Automated document processing and numbering

Simplify acquisition of basic metadata for new documents

Automating the initialization of all possible metadata for new documents ingested into a content repository is a critical feature that brings various benefits, including:

  • Reduce workload for the users
  • Eliminate error-prone manual activities, such as generating and assigning unique identifiers
  • Guarantee that the basic classification of new documents is performed upon initial creation, avoiding the presence of unclassified documents in the repo

A possible, lightweight approach to the problem, described below, includes adding background listeners to the target repository containers. Once new documents are added, a tailored Content Script routing will apply all necessary rules to identify the documents, and generate or extract the required metadata.
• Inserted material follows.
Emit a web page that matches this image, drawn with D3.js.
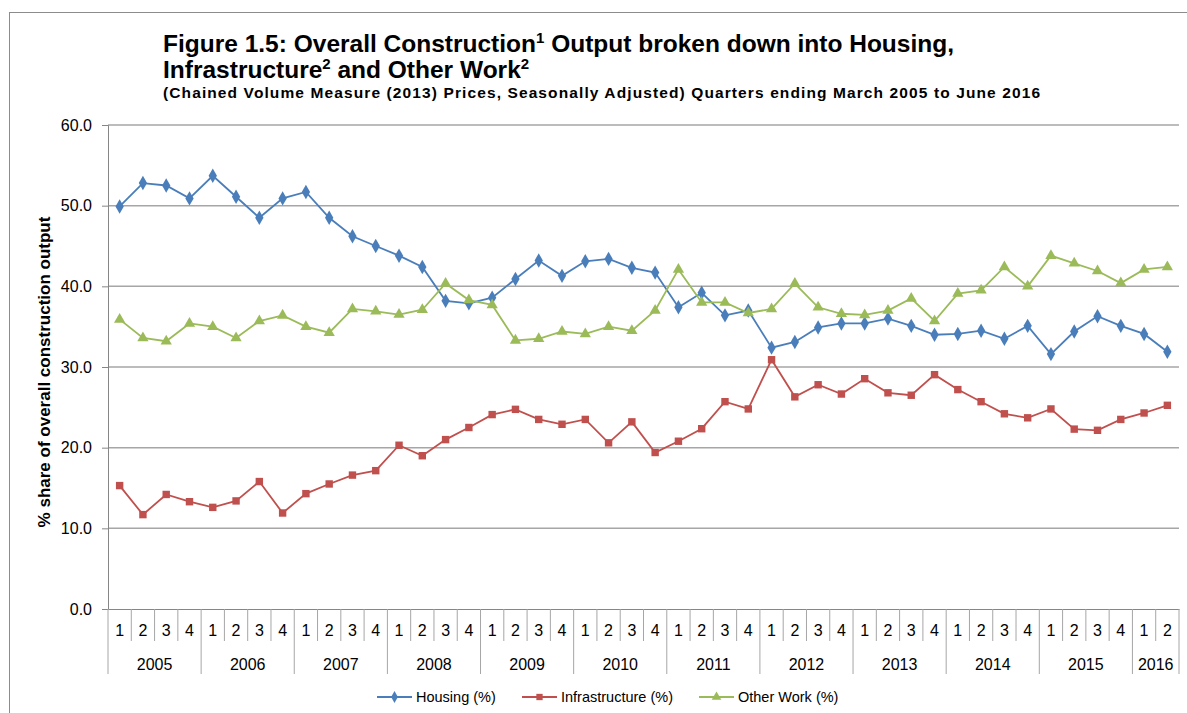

Adding documents to a controlled folder

Let's start from a Content Server container (in our case, a simple folder): a Content Script Callback has been set up to intercept the creation of new documents within this space. This means that any time one or more documents are dropped (or otherwise loaded) into the folder, the callback script is executed and the custom business logic applied to each object.

In our example, the callback script performs the following actions:

  • generation of a unique identifier (document number) for the new document
  • extraction of metadata directly from the document
  • extraction of information from the context of the operation
  • renaming of the document to ensure uniqueness within the space

Specifically, the extraction of information from the document can be very powerful as there are many interesting possibilities, enabled by the variety of Content Script APIs available.
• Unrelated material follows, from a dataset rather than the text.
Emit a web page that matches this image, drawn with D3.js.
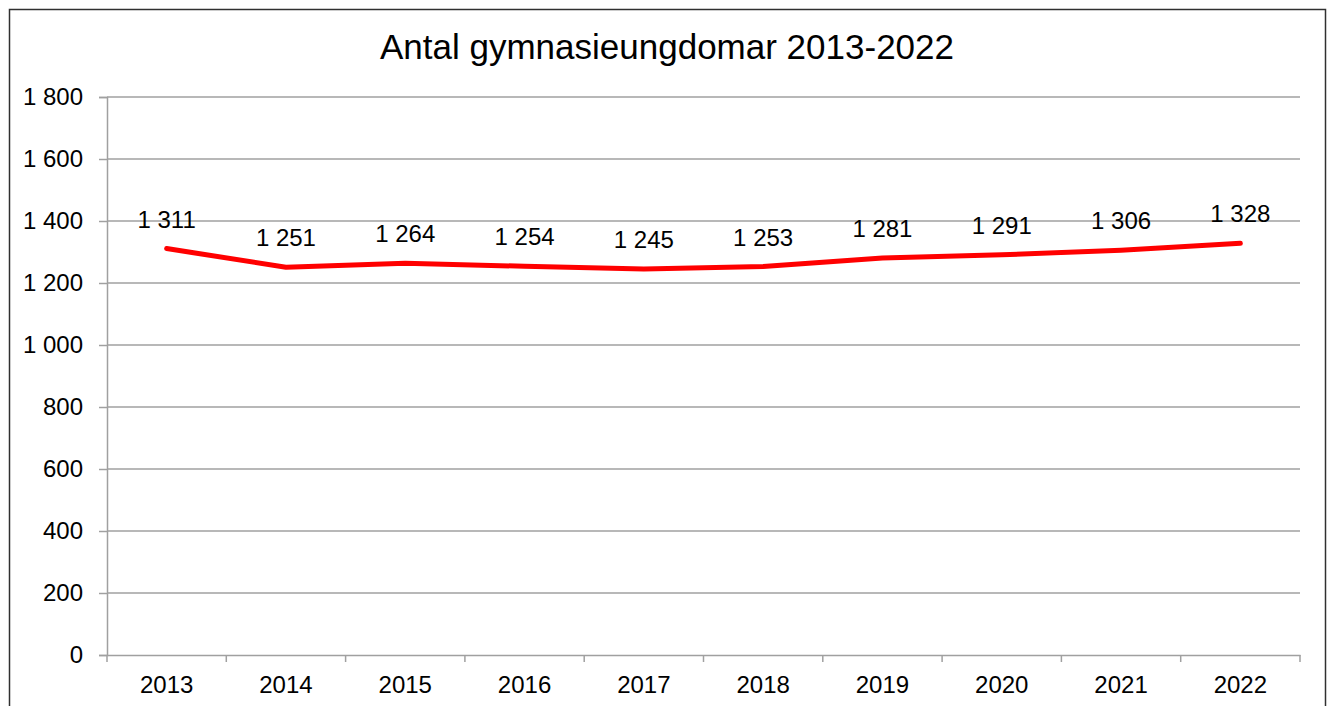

A basic operation can be to extract information from the file name. This could be done in a very straightforward way (e.g. use the file name as the document "Title") or in a more creative way (e.g. extract an invoice ID based on a predefined pattern)

One step further could be to access properties specific to the type of document. For example, MS Word or Excel documents include a built-in "Title" and "Author" property. Content Script APIs include tools to access the files and read this data, as shown below.

A step further in terms of complexity could see you combining the integration and communication capabilities of Content Script with data available directly on the document. For example, once the invoice ID is identified by decoding the file name, an service call can be executed to fetch additional details from the ERP system.

In any case, once done, the new documents will be available within the store, and the processed metadata directly accessible.